Wednesday, May 1, 2019

January, 1948

     Last week there was a bomb in our dining room in the Grand Hotel, which is our mess. I happened to be present when the thing went off; it was quite noisy. A big window was smashed but nobody was injured. I expect more trouble of that kind. It won't help them to get more food. But some stupid Nazis feel they have done something and so they rob cars, throw bombs and just try to stir up disorder. The bombs they dropped over London were rather more unpleasant. I shall be glad to be out of Germany, but not because I am scared, there is very little, so far, to be scared of. Bevin's speech and all it implicates is much worse. I am rather pessimistic concerning the general future of Europe. Conditions here are very bad. Yesterday the meat and fat ration was cancelled without warning and they won't get anything for the next two weeks.  The standards for decency and morality have disappeared. There is no German official who could not be bribed for a pound of coffee. In addition, the little food and goods which are available are badly distributed. Everybody tries to hoard whatever they can. The local shoe shop owner may have cement, or kitchen stoves which are urgently needed somewhere else.
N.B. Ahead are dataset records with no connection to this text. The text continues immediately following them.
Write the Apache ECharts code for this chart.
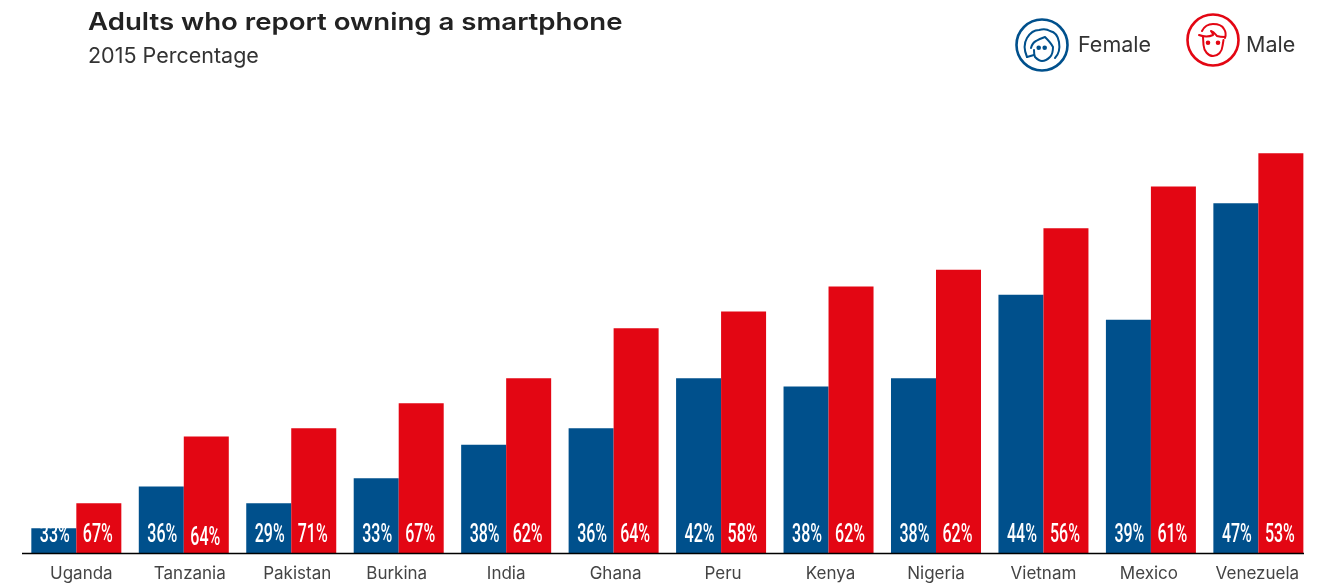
<!DOCTYPE html>
<html><head><meta charset="utf-8">
<style>html,body{margin:0;padding:0;background:#fff}#c{width:1320px;height:585px}</style>
<script src="https://cdn.jsdelivr.net/npm/echarts@6/dist/echarts.min.js"></script>
</head><body><div id="c"></div>
<script>
const categories=['Uganda','Tanzania','Pakistan','Burkina','India','Ghana','Peru','Kenya','Nigeria','Vietnam','Mexico','Venezuela'];
const femaleOwn=[3,8,6,9,13,15,21,20,21,31,28,42];
const maleOwn=[6,14,15,18,21,27,29,32,34,39,44,48];
const femaleShare=[33,36,29,33,38,36,42,38,38,44,39,47];
const maleShare=[67,64,71,67,62,64,58,62,62,56,61,53];
const BLUE='#00508c',RED='#e30613';
const svg=(c,face,h)=>'image://data:image/svg+xml;utf8,'+encodeURIComponent(
 `<svg xmlns="http://www.w3.org/2000/svg" width="56" height="${h}" viewBox="0 0 56 ${h}"><g fill="none" stroke="${c}" stroke-width="2" stroke-linecap="round" stroke-linejoin="round"><circle cx="28" cy="28" r="25.5" stroke-width="2.6"/>${face}</g></svg>`);
const femaleFace='<path d="M13 40 C10 33 10 26 13 21 C16 16 20 13 25 13 C29 12 33 12 36 14 C41 15 44 19 45 25 C46 31 45 37 41 41"/><path d="M13 40 L20 38"/><path d="M17 31 C18 27 20 25 22 24 C25 22 28 21 31 20 C34 23 37 26 39 30 C39 35 38 38 36 40 C33 43 30 44 28 44 C25 44 23 42 21 40 C20 38 20 35 20 33"/><circle cx="24.700" cy="30.700" r="1.300" fill="'+BLUE+'"/><circle cx="30.700" cy="30.700" r="1.300" fill="'+BLUE+'"/>';
const maleFace='<path d="M14 23 C19 25 24 25 28 23 C28 21 27 20 26 19 C29 20 31 23 32 24 C35 25 38 25 40 25"/><path d="M17 19 C19 15 23 12 28 12 C33 12 37 13 39 17 C41 20 41 23 40 26"/><path d="M18 25 L18.500 33 C19 39 23 44 28 44 C33 44 37 40 37.500 34 L38.500 28"/><circle cx="23" cy="30.700" r="1.300" fill="'+RED+'"/><circle cx="33" cy="30.700" r="1.300" fill="'+RED+'"/>';
const sans='Inter,"Open Sans",sans-serif';
const BAR=45;
// The reference's country names are hand-placed, a few pixels off bar-group centres.
const labelShift=[5,6,6,-2,0,2,2,2,0,0,-2,-1];
const categoryItems=categories.map((name,i)=>{
 const s=labelShift[i];
 return {value:name,textStyle:{padding:s>0?[0,0,0,2*s]:[0,-2*s,0,0]}};
});
function labelItem(side,nudgeX){
 return function(params,api){
  const i=api.value(0),p=api.coord([i,0]);
  const lowered=(side>0&&categories[i]==='Tanzania')?3:0;
  return {type:'text',x:p[0]+side*BAR/2+nudgeX,y:p[1]-17+lowered,scaleX:0.64,scaleY:1,
   style:{text:api.value(1)+'%',fontFamily:'Roboto,sans-serif',fontWeight:500,fontSize:25,fill:'#fff',align:'center',verticalAlign:'middle'},
   z2:10};
 };
}
const pairs=a=>a.map((v,i)=>[i,v]);
const legendText=(left)=>({color:'#333',fontFamily:sans,fontSize:21.5,padding:[0,0,0,left]});
const chart=echarts.init(document.getElementById('c'),null,{renderer:'canvas'});
chart.setOption({
 animation:false,
 backgroundColor:'#fff',
 graphic:[
  {type:'text',x:88,y:23,scaleX:1.15,style:{text:'Adults who report owning a smartphone',fontFamily:sans,fontSize:24,fontWeight:600,fill:'#222',verticalAlign:'middle'}},
  {type:'text',x:88,y:57,style:{text:'2015 Percentage',fontFamily:sans,fontSize:21.5,fill:'#333',verticalAlign:'middle'}},
  {type:'line',shape:{x1:22,y1:553.6,x2:1304,y2:553.6},style:{stroke:'#000',lineWidth:1.5},z:5}
 ],
 legend:[
  {data:[{name:'Female',icon:svg(BLUE,femaleFace,58)}],left:1014,top:17,itemWidth:56,itemHeight:58,itemGap:0,padding:0,selectedMode:false,textStyle:legendText(3)},
  {data:[{name:'Male',icon:svg(RED,maleFace,68)}],left:1185,top:12,itemWidth:56,itemHeight:68,itemGap:0,padding:0,selectedMode:false,textStyle:legendText(0)}
 ],
 grid:{left:22.6,width:1289.5,top:53.2,height:500},
 xAxis:{type:'category',data:categoryItems,axisTick:{show:false},
  axisLine:{show:false},
  axisLabel:{color:'#444',fontFamily:sans,fontSize:17,margin:12,interval:0,hideOverlap:false}},
 yAxis:{type:'value',min:0,max:60,show:false,splitLine:{show:false}},
 series:[
  {name:'Female',type:'bar',data:femaleOwn,barWidth:BAR,barGap:'0%',itemStyle:{color:BLUE}},
  {name:'Male',type:'bar',data:maleOwn,barWidth:BAR,barGap:'0%',itemStyle:{color:RED}},
  {name:'Female share',type:'custom',data:pairs(femaleShare),encode:{x:0,y:1},renderItem:labelItem(-1,1),z:5,silent:true,clip:false},
  {name:'Male share',type:'custom',data:pairs(maleShare),encode:{x:0,y:1},renderItem:labelItem(1,-1),z:5,silent:true,clip:false}
 ]
});
</script></body></html>
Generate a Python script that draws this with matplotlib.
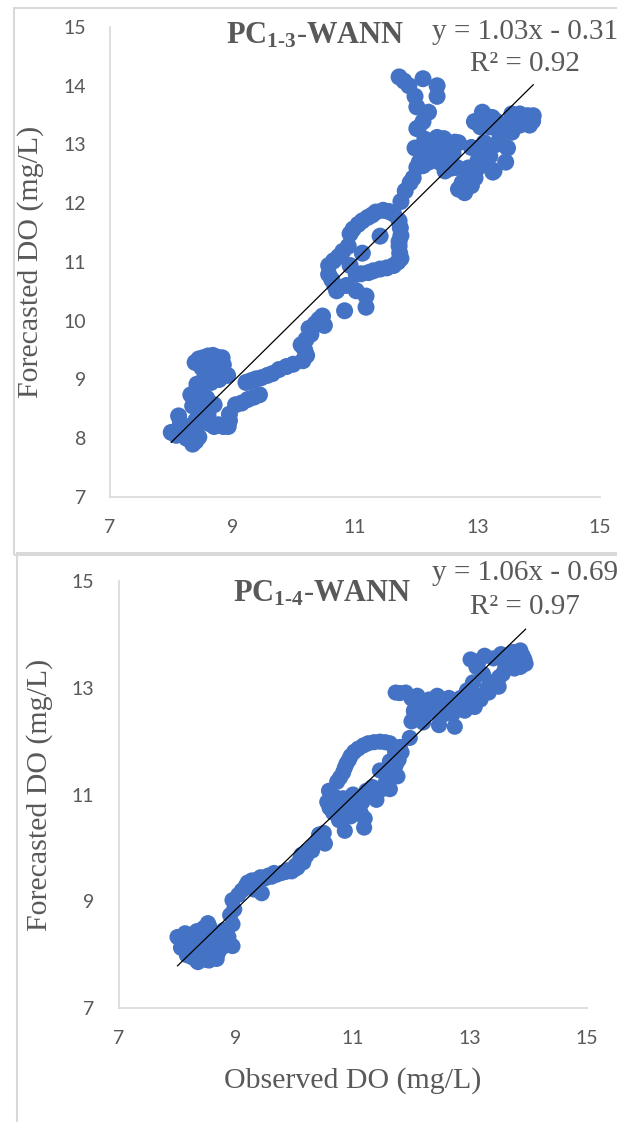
import numpy as np
import matplotlib
matplotlib.use("Agg")
import matplotlib.pyplot as plt
from matplotlib.patches import Rectangle

plt.rcParams['font.family'] = ['Lato', 'DejaVu Sans']
plt.rcParams['mathtext.fontset'] = 'custom'
plt.rcParams['mathtext.rm'] = 'Liberation Serif'
plt.rcParams['mathtext.bf'] = 'Liberation Serif:bold'

# ---- data: PC1-3-WANN ----
obs13 = [8.0, 8.08, 8.12, 8.2, 8.25, 8.35, 8.4, 8.45, 8.3, 8.4, 8.5, 8.55, 8.58, 8.7, 8.62, 8.7,
         8.77, 8.85, 8.93, 8.95, 8.95, 9.05, 9.15, 9.25, 9.35, 9.44, 9.22, 9.3, 9.38, 9.47, 9.57,
         9.65, 9.76, 9.88, 9.99, 10.15, 10.21, 10.18, 10.12, 10.2, 10.28, 10.25, 10.35, 10.41,
         10.47, 10.5, 8.32, 8.42, 8.55, 8.62, 8.39, 8.45, 8.52, 8.6, 8.68, 8.75, 8.83, 8.73, 8.82,
         8.92, 8.65, 8.15, 8.28, 8.45, 8.6, 8.35, 8.5, 8.45, 8.6, 8.7, 8.85, 8.5, 8.78,
         10.57, 10.57, 10.62, 10.67, 10.7, 10.86, 10.83, 11.02, 11.18, 11.18, 10.65, 10.73, 10.8,
         10.89, 10.92, 10.97, 11.05, 11.12, 11.21, 11.28, 11.34, 11.46, 11.55, 11.63, 11.72, 11.74,
         11.75, 11.72, 11.72, 11.73, 11.75, 11.7, 11.63, 11.52, 11.41, 11.3, 11.22, 11.1, 11.02,
         10.92, 11.12, 11.41,
         11.75, 11.82, 11.9, 11.95, 12.01, 12.11, 12.05, 11.98, 12.17, 12.27, 12.14, 12.22, 12.34,
         12.4, 12.47, 12.55, 12.6, 12.69, 12.47, 12.35, 12.01, 12.11, 12.2, 12.01, 11.98, 11.88,
         11.8, 11.72, 12.11, 12.34, 12.34, 12.25, 12.3, 12.45, 12.5, 12.6, 12.38, 12.2, 12.15,
         12.45, 12.58,
         12.66, 12.69, 12.79, 12.75, 12.85, 12.95, 13.01, 13.08, 13.17, 13.27, 13.11, 12.95, 13.08,
         13.15, 13.24, 13.33, 13.4, 13.49, 13.46, 13.37, 13.53, 13.56, 13.62, 13.69, 13.75, 13.82,
         13.91, 13.85, 13.69, 13.56, 13.02, 12.9, 13.09, 12.99, 13.25, 12.96, 12.63, 12.03,
         12.85, 12.9, 13.0, 13.2, 13.3, 13.45, 13.6, 13.7, 13.8, 13.9, 13.2, 13.3, 13.05]
fc13 = [8.1, 8.05, 8.38, 8.15, 8.0, 7.9, 7.95, 8.02, 8.2, 8.3, 8.35, 8.47, 8.68, 8.57, 8.25, 8.2,
        8.23, 8.2, 8.2, 8.41, 8.3, 8.57, 8.6, 8.66, 8.7, 8.74, 8.95, 8.98, 9.01, 9.03, 9.07,
        9.1, 9.17, 9.22, 9.26, 9.32, 9.41, 9.5, 9.59, 9.68, 9.77, 9.87, 9.95, 10.02,
        10.08, 9.92, 8.74, 8.92, 9.05, 9.1, 9.29, 9.35, 9.37, 9.4, 9.41, 9.38, 9.37, 9.13, 9.1,
        9.07, 8.95, 8.25, 8.05, 8.25, 8.4, 8.55, 8.6, 8.8, 9.2, 9.2, 9.25, 9.2, 9.0,
        10.94, 10.79, 10.7, 10.6, 10.51, 10.6, 10.17, 10.51, 10.42, 10.23, 11.02, 11.09, 11.18,
        11.27, 11.48, 11.56, 11.64, 11.7, 11.76, 11.8, 11.85, 11.88, 11.86, 11.82, 11.7, 11.58,
        11.45, 11.35, 11.27, 11.15, 11.06, 11.0, 10.94, 10.9, 10.88, 10.85, 10.82, 10.8, 10.79,
        10.94, 11.15, 11.44,
        12.03, 12.21, 12.35, 12.43, 12.61, 12.64, 12.7, 12.94, 12.79, 12.91, 13.09, 13.0, 13.12,
        13.0, 13.06, 12.95, 13.0, 13.03, 12.55, 12.85, 13.27, 13.39, 13.55, 13.64, 13.82, 14.0,
        14.08, 14.15, 14.12, 14.0, 13.82, 12.85, 13.0, 12.95, 12.8, 12.85, 12.7, 12.7, 12.95,
        13.1, 12.6,
        12.61, 12.24, 12.18, 12.35, 12.43, 12.49, 12.73, 12.85, 12.91, 12.55, 13.03, 13.39, 13.55,
        13.48, 13.46, 13.27, 13.2, 12.94, 12.7, 13.15, 13.39, 13.52, 13.45, 13.52, 13.4, 13.49,
        13.49, 13.33, 13.33, 13.21, 13.35, 12.95, 12.74, 13.38, 12.53, 12.43, 13.04, 13.28,
        12.6, 12.3, 12.6, 12.8, 13.0, 13.3, 13.3, 13.45, 13.4, 13.4, 13.3, 13.4, 13.3]
slope13, icpt13 = 1.03, -0.31

# ---- data: PC1-4-WANN ----
obs14 = [8.0, 8.13, 8.06, 8.16, 8.33, 8.54, 8.67, 8.47, 8.6, 8.8, 8.94, 8.87, 8.73, 8.54, 8.33,
         8.26, 8.4, 8.23, 8.62, 8.52, 8.86, 8.79, 8.94, 8.9, 8.97, 8.94, 9.04, 9.17, 9.27, 9.44,
         9.41, 9.61, 9.78, 9.95, 10.05, 10.15, 10.12, 10.22, 10.32, 10.42, 10.52, 10.42, 10.02,
         9.31, 9.22, 9.42, 9.65, 9.88, 10.28, 10.4, 10.5, 8.09, 8.35, 8.45, 8.7,
         8.2, 8.3, 8.38, 8.45, 8.5, 8.55, 8.62, 8.7, 8.78, 8.85, 8.65, 8.45, 8.35, 8.12, 8.25,
         8.58, 8.72, 8.5, 8.4,
         9.1, 9.2, 9.35, 9.5, 9.7, 9.85, 10.0, 10.08, 10.2, 10.3, 10.38, 10.45, 10.1, 9.55,
         10.59, 10.56, 10.66, 10.76, 10.86, 10.96, 11.13, 11.19, 11.16, 10.83, 11.0, 11.23, 11.4,
         11.33, 11.63, 11.76, 11.73, 11.83, 11.8, 11.63, 11.46, 11.26, 11.09, 10.96, 10.89, 10.83,
         10.73, 11.46, 11.63, 10.62, 10.7,
         10.6, 10.65, 10.75, 10.8, 10.9, 11.05, 11.1, 11.2, 11.3, 11.5, 11.55, 11.7, 11.78, 11.72,
         11.55, 11.36, 11.18, 11.02, 10.93, 10.86, 10.78, 11.6,
         11.97, 12.0, 12.04, 12.2, 11.73, 11.9, 12.1, 12.3, 12.44, 12.64, 12.84, 12.47, 12.74,
         12.7, 12.91, 13.08, 13.18, 13.32, 13.42, 13.49, 13.56, 13.66, 13.76, 13.86, 13.93, 13.86,
         13.73, 13.53, 13.25, 13.01, 13.11, 13.22, 12.55, 12.2, 12.98, 13.6, 13.8, 13.9,
         12.05, 12.15, 12.25, 12.35, 12.5, 12.6, 12.75, 12.9, 13.0, 12.55, 12.4, 12.85, 13.0,
         13.15, 13.3, 13.4, 13.5, 13.6, 13.7, 13.8, 13.95, 13.85, 13.75, 13.62, 13.4, 13.15, 12.0,
         11.8, 12.2, 12.1, 12.95, 13.05]
fc14 = [8.33, 8.4, 8.13, 7.99, 7.89, 7.89, 7.92, 8.06, 8.13, 8.23, 8.16, 8.33, 8.4, 8.54, 8.44,
        8.23, 8.33, 8.06, 8.3, 8.59, 8.27, 8.46, 8.57, 8.74, 8.85, 9.02, 9.12, 9.29, 9.39, 9.15,
        9.43, 9.46, 9.53, 9.56, 9.63, 9.73, 9.87, 9.94, 10.04, 10.15, 10.08, 10.25, 9.67,
        9.22, 9.34, 9.45, 9.53, 9.58, 9.96, 10.15, 10.28, 8.12, 7.86, 8.2, 8.3,
        8.2, 8.1, 7.95, 8.15, 8.3, 8.05, 7.95, 8.05, 8.15, 8.35, 8.4, 8.5, 8.35, 8.25, 7.95,
        8.2, 8.28, 7.9, 8.4,
        9.2, 9.35, 9.4, 9.43, 9.5, 9.55, 9.6, 9.7, 9.85, 9.95, 10.1, 10.2, 9.8, 9.48,
        11.07, 10.86, 10.66, 10.52, 10.32, 10.59, 10.66, 10.38, 10.86, 10.93, 11.0, 11.07, 10.9,
        11.14, 11.1, 11.34, 11.55, 11.79, 11.89, 11.96, 11.99, 11.96, 11.86, 11.72, 11.58, 11.41,
        11.24, 11.45, 11.62, 10.8, 10.95,
        10.75, 10.95, 10.8, 10.65, 10.75, 10.9, 10.8, 10.55, 11.05, 11.1, 11.2, 11.45, 11.65, 11.8,
        11.98, 11.98, 11.92, 11.8, 11.65, 11.5, 11.32, 11.35,
        12.06, 12.37, 12.57, 12.44, 12.91, 12.91, 12.85, 12.78, 12.85, 12.81, 12.81, 12.3, 12.27,
        12.5, 12.57, 12.64, 12.78, 12.91, 13.12, 13.02, 13.26, 13.39, 13.36, 13.39, 13.53, 13.7,
        13.67, 13.63, 13.6, 13.53, 13.39, 13.26, 12.7, 12.65, 12.7, 13.45, 13.55, 13.6,
        12.5, 12.6, 12.7, 12.75, 12.7, 12.75, 12.7, 12.75, 12.8, 12.5, 12.55, 12.6, 12.7,
        12.85, 13.0, 13.05, 13.2, 13.35, 13.5, 13.6, 13.45, 13.5, 13.65, 13.6, 13.55, 13.5, 12.8,
        12.9, 12.35, 12.6, 12.95, 13.1]
slope14, icpt14 = 1.06, -0.69

blue = '#4472C4'
grey = '#595959'
spine = '#D9D9D9'

fig = plt.figure(figsize=(6.17, 11.22), dpi=100)

# chart area borders
fig.patches.append(Rectangle((14 / 617, 1 - 555 / 1122), 0.99, 547 / 1122, transform=fig.transFigure,
                             fill=False, edgecolor=spine, lw=1.5))
fig.patches.append(Rectangle((17 / 617, -0.01), 0.99, 1 - 553 / 1122 + 0.01, transform=fig.transFigure,
                             fill=False, edgecolor=spine, lw=1.5))


def panel(rect, x, y, slope, icpt, sub, r2, yticks, ms, eq_xy, r2_xy, title_xy, ylab_x, ypad,
          xlabel=None):
    ax = fig.add_axes(rect)
    ax.scatter(x, y, s=ms, color=blue, edgecolors='none', zorder=2)
    xs = np.array([min(x), max(x)])
    ax.plot(xs, slope * xs + icpt, color='black', lw=0.9, zorder=3)
    ax.set_xlim(7, 15)
    ax.set_ylim(7, 15)
    ax.set_xticks([7, 9, 11, 13, 15])
    ax.set_yticks(yticks)
    for s in ['top', 'right']:
        ax.spines[s].set_visible(False)
    for s in ['left', 'bottom']:
        ax.spines[s].set_color(spine)
        ax.spines[s].set_linewidth(1.2)
    ax.tick_params(length=0, labelsize=14, colors=grey, pad=16)
    ax.tick_params(axis='y', pad=ypad)
    ax.set_ylabel('Forecasted DO (mg/L)', family='Liberation Serif', fontsize=21.5, color=grey)
    ax.yaxis.set_label_coords(ylab_x, 0.5)
    if xlabel:
        ax.set_xlabel(xlabel, family='Liberation Serif', fontsize=21.5, color=grey, labelpad=14)
    fig.text(title_xy[0] / 617, 1 - title_xy[1] / 1122,
             r'$\mathbf{PC_{1\text{-}%s}\text{-}WANN}$' % sub,
             fontsize=22, color=grey, ha='center', va='center')
    sign = '-' if icpt < 0 else '+'
    fig.text(eq_xy[0] / 617, 1 - eq_xy[1] / 1122, 'y = %.2fx %s %.2f' % (slope, sign, abs(icpt)),
             family='Liberation Serif', fontsize=21, color=grey, ha='left', va='center')
    fig.text(r2_xy[0] / 617, 1 - r2_xy[1] / 1122, 'R² = %.2f' % r2,
             family='Liberation Serif', fontsize=21, color=grey, ha='left', va='center')
    return ax


panel([110 / 617, 1 - 497 / 1122, 490 / 617, 470 / 1122], obs13, fc13, slope13, icpt13, '3', 0.92,
      [7, 8, 9, 10, 11, 12, 13, 14, 15], 150, (432, 32), (470, 64), (315, 35), -0.135, 17)
panel([119 / 617, 1 - 1008 / 1122, 468 / 617, 427 / 1122], obs14, fc14, slope14, icpt14, '4', 0.97,
      [7, 9, 11, 13, 15], 135, (432, 573), (470, 607), (322, 593), -0.14, 18,
      xlabel='Observed DO (mg/L)')

fig.savefig('out.png', dpi=100)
     The Krupp's trial is at an interesting stage at the moment as most of the defending lawyers are in jail for contempt of court. I take it they will be released soon, but the whole atmosphere is rather strained. The other day two young Jewish girls came in as witnesses. They had been transferred from Auschwitz to a camp in Essen as slave workers and testified how they had been treated. Krupp did not use many concentration camp inmates, unlike IG Farben, who used many thousands. But the way these girls were treated was more than bad enough. Now they will go to the States, being DP's they have high priority, especially as they were born in what is now Russian territory. The trials are in my opinion too late in the game. Two years ago all this was necessary and important, today other problems overshadow the deeds of Krupp ( read more about Krupp) , Schnitzler (Read about Schnitzler here), and Flick.  ( Despite being found guilty in the Nuremberg Flick Trial, he quickly became one of West Germany's richest people by the 1950s and the largest shareholder of Daimler-Benz. He was awarded numerous honors, including the Grand Cross with Star and Sash of the Order of Merit of the Federal Republic of Germany in 1963 and the Bavarian Order of Merit, and was an honorary senator of the Technical University of Berlin. At the time of his death, his industrial conglomerate encompassed 330 companies and around 300,000 employees.   read more about flick hereand Darre (read about Darre here). Three years ago it would have been thrilling to read through all these secret and top secret documents, to see Krupp, Weizsaecker, Darre, Flick,  Hans Malzacher, Schmitz, and VerMeer and many other leading industrialists as witnesses or as defendants and to talk to them. But now I think it is outdated and new problems overshadow everything else.
     Vienna was a pleasant surprise for me. I had not been there for almost two years. I could compare the progress made in Austria with the stagnation in Germany and wit the misery which existed in Vienna in 1945. Certainly conditions are bad, but I did not see as many repaired houses in any German town. People in Vienna work again and not every conversation turn round black market or food in general. The American help is tremendous, of course, but I had the impression the Austrians are pulling their weight, whereas the Germans complain and work little or not at all. The Russian question overshadows everything else. Austria and Germany are terribly short of good people. All my old friends have high positions in government or industry now. They all hope that Russia will not interfere too much in Austria and that they will be able to rebuild an Austrian democracy. Germany seems to be in utter misery. People have lost all will and initiative for work. They spend their energies on acquiring a few bags of potatoes and a pair of shoes and blame the allies for their plight. They have completely forgotten that they started the war. The plight of the Eastern refugees is worst of all. They have nothing to trade with, no friends, no home, and very often no profession or knowlege. Mostly women and old people and children came from the Sudenten areas and the German East. The standards of decency and morality have disappeared as there is no German official who could not be bribed for a pound of coffee. In addition, the little food and goods which are available are badly distributed. Everyone tries to hoard whatever one can. The shoeshop may have stocks of cement, food, or kitchen stoves which are urgently needed somewhere else. Money can hardly buy anything except the official rations. . Factories trade in the "grey" market (goods for goods), whether the partner needs the goods is another question. Five tons of potatoes are not shipped in one rail car but 200 individuals with rucksacks spend two days to bring that amount back home, offering the farmers outraeous prices and filling two railroad cars with their bodies, wasting working time and energy. It is difficult to see how all this can be remedied. Only a big injection of money from the outside might do the trick. Communism does not gain much ground her. POW's returning from Russia tell their tales.